Well that was a long way to come for not much fun. Unless I’m missing one we had one, yes one, shot on target. Admittedly we scored from it but even with 100% strike rate we aren’t going to do much on this basis. Too many players just didn’t delver. They got a free kick on the left hand side of the box in the second minute and scored from it. God only knows how. It was down the other end so I’m not sure how it got over the wall, past all the defenders and into the net. Mind you I think I was completely on top of the issue compared to Myrhe. The rest of the first hall didn’t really improve. We had Whitehead and Robinson in central midfield – well I certainly saw them there but their ability to be anonymous was infuriating.

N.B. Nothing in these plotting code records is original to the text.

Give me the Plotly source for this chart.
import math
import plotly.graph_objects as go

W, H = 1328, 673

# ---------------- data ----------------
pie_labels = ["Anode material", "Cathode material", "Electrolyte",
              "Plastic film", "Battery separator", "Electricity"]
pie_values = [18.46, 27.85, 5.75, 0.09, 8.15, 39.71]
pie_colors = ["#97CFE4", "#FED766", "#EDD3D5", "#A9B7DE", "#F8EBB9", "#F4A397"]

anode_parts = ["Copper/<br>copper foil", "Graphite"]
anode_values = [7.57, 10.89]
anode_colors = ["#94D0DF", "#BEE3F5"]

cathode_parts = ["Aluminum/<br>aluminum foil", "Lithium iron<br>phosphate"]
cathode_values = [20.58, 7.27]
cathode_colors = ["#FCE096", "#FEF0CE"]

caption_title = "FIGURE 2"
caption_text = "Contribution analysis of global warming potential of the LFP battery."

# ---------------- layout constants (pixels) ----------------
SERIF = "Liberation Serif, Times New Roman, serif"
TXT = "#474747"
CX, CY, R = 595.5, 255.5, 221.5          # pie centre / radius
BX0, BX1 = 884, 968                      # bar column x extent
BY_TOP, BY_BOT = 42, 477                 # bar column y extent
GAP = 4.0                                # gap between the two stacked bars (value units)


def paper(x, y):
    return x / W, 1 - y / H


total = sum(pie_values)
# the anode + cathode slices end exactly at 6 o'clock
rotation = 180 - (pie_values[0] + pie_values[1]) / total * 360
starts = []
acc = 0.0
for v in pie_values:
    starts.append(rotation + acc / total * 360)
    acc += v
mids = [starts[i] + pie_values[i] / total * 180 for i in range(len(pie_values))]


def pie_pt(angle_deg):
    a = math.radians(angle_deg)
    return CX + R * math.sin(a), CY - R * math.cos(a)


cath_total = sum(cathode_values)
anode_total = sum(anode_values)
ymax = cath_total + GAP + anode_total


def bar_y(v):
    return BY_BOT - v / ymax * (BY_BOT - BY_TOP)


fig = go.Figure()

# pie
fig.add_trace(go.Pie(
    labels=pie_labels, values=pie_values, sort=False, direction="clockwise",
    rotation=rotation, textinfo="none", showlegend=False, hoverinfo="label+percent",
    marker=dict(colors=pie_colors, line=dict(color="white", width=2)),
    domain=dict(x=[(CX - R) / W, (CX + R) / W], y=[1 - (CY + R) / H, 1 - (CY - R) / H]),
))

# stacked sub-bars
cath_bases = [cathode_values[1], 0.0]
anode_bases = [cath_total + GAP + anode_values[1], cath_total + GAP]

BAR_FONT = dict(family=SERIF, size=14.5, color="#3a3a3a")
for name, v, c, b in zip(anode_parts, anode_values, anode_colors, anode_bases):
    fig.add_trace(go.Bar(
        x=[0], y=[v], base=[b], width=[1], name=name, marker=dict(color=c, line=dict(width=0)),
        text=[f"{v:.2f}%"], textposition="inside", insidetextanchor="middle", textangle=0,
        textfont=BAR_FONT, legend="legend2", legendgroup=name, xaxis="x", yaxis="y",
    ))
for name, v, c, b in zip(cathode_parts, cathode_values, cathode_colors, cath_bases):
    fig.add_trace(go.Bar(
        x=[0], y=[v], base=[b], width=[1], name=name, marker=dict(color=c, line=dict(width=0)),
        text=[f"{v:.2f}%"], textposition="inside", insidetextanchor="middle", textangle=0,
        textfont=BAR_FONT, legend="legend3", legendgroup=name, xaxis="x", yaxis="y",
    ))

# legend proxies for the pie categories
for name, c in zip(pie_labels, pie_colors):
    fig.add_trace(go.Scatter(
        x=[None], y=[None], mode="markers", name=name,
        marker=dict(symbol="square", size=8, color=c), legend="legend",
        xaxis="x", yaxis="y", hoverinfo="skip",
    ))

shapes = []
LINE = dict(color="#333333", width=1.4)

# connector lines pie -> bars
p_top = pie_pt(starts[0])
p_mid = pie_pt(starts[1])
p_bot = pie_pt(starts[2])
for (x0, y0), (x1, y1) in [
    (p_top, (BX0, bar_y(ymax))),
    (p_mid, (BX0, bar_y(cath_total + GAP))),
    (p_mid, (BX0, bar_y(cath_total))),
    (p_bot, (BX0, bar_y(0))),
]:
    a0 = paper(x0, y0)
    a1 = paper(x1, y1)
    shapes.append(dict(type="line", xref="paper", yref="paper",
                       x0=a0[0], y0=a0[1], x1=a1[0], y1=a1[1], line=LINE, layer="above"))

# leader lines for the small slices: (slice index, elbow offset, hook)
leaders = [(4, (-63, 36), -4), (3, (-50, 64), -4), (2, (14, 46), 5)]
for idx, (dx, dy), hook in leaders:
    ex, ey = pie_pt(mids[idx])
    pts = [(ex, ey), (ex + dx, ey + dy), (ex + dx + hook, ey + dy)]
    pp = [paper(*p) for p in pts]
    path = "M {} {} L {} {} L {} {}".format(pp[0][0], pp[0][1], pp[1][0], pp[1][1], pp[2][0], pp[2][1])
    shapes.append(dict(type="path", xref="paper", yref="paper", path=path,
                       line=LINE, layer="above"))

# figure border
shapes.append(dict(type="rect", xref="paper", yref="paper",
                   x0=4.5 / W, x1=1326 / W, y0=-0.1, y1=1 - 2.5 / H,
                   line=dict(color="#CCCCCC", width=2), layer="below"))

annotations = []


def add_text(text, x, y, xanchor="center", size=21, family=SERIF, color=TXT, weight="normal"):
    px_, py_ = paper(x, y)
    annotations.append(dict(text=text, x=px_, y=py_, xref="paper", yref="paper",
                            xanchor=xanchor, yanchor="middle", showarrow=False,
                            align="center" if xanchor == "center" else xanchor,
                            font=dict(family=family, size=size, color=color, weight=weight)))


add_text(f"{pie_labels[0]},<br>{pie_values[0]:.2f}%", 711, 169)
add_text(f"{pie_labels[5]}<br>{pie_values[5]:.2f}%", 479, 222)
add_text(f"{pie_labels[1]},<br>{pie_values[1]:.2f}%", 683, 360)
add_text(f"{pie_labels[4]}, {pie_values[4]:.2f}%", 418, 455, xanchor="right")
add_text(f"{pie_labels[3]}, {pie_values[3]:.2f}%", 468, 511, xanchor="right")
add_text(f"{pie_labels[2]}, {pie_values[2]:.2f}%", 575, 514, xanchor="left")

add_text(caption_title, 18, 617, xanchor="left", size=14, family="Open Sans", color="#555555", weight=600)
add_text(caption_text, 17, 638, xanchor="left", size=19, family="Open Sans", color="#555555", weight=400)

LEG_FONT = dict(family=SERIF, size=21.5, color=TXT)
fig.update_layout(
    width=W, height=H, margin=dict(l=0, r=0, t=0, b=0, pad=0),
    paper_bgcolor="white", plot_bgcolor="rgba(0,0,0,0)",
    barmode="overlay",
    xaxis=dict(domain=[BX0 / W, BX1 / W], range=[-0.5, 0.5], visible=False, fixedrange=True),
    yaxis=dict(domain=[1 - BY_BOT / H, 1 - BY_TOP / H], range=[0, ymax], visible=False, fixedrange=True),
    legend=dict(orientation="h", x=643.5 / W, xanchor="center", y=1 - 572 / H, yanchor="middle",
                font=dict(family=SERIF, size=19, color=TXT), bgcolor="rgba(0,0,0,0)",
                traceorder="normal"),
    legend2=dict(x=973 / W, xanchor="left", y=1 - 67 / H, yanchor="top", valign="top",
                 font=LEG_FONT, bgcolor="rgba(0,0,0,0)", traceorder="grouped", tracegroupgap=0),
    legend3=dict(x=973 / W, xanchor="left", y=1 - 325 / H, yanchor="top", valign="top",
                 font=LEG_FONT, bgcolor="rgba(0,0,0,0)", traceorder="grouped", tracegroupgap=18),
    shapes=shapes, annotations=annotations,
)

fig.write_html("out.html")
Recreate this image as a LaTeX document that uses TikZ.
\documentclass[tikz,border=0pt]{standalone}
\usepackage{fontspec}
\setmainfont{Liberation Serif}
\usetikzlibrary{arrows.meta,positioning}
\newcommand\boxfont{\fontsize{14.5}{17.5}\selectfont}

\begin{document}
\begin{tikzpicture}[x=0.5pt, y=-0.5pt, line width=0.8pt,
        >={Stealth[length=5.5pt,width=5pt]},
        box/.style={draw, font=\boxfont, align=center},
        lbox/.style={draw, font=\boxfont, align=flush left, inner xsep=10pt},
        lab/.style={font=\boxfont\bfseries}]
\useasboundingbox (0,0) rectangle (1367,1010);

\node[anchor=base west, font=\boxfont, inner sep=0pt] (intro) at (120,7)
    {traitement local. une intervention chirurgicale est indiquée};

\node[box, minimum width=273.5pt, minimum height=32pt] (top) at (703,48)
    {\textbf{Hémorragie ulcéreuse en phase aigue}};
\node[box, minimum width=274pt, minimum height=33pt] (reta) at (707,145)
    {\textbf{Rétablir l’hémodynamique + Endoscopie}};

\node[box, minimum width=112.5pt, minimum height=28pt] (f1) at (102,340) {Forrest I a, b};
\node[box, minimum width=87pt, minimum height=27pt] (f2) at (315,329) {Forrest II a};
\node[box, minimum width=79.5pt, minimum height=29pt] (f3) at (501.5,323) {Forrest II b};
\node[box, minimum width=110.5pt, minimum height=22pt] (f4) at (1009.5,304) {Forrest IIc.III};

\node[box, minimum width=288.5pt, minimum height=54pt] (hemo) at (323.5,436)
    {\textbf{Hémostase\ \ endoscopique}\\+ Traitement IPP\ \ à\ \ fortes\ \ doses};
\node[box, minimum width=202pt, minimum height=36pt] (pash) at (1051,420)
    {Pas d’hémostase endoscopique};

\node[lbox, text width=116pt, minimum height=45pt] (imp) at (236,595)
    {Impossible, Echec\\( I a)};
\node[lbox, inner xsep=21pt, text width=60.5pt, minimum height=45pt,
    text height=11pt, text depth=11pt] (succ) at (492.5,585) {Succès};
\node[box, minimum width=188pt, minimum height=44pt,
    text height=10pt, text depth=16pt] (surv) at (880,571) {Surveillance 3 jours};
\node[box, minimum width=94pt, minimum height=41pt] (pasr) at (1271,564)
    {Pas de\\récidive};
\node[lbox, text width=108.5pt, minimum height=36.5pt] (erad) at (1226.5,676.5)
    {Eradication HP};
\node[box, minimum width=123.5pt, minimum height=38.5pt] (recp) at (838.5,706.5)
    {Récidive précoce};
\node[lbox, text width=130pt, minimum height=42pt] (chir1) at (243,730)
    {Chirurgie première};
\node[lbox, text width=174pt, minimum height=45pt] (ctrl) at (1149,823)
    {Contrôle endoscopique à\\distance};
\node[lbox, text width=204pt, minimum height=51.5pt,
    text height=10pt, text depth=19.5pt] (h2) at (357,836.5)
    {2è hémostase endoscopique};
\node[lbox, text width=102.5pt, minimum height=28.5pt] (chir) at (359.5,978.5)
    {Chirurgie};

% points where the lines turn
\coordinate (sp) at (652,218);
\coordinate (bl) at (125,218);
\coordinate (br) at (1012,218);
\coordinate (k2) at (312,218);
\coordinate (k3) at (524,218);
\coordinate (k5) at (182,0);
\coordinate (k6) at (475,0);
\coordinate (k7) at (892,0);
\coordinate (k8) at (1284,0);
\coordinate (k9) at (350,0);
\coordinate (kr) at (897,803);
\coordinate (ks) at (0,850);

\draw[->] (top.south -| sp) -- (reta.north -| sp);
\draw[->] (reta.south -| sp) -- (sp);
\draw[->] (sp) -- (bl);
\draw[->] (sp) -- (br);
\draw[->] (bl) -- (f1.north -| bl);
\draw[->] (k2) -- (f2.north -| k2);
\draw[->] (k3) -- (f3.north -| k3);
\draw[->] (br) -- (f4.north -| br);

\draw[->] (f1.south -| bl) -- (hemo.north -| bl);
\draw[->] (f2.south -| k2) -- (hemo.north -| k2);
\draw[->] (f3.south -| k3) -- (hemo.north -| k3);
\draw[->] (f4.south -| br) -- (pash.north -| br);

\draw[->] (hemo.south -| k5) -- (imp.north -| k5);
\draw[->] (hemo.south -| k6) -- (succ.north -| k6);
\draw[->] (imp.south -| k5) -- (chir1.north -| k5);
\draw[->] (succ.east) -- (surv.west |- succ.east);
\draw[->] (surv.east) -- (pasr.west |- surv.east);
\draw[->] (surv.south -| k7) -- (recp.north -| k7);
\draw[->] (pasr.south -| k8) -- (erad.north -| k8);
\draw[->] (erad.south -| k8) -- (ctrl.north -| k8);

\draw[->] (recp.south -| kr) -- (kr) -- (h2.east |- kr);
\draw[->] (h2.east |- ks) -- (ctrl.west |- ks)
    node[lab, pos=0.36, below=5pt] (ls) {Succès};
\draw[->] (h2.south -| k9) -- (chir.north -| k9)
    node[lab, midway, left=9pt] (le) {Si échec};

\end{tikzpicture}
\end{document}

Oster was shacking out of everything and Lawrence was doing his best lower division Kilbane impersonation. The defence were trying but still managed to repeat their performance against QPR by opening wide up for an Argyle player to run through for a relatively easy second. Kyle looked like Quinny towards the end of his careeer – head and shoulders above the rest of the team but nacked and so unable to pull the other nine up to his standard. Stewart was scruffy and slow.
In the midst of all of that we had a clear penalty tuned down. Well that’s just the way it is goes. The ref generally had a shite game (they should have had a man sent off but as he’d just booked him a minute earlier he shacked out). Also the linesman down our end was bloody awful – saw offsides left right and centre in the first half and then forgot all about the rule in the second.
Second half we picked up a bit, particularly when Thornton came on – for some reason this prompted Whitehead to start playing. Stewart bizarrely went wide (cos of his pace?) to make way for Elliot. Stew converted a good ball from the left.
We need to pick up from this it just wasn’t good enough. This is a short report as I’m stopping in a hotel in Plymouth and am now shooting off for a mad night of sex and drugs and rock and roll (or beer and curry – see how it goes). I’m in the same hotel as Crabbers, Rowell and Fickling – I could tell you some side-splitting anecdotes about them except I don’t have any.
Bring on Chester (and them take them off).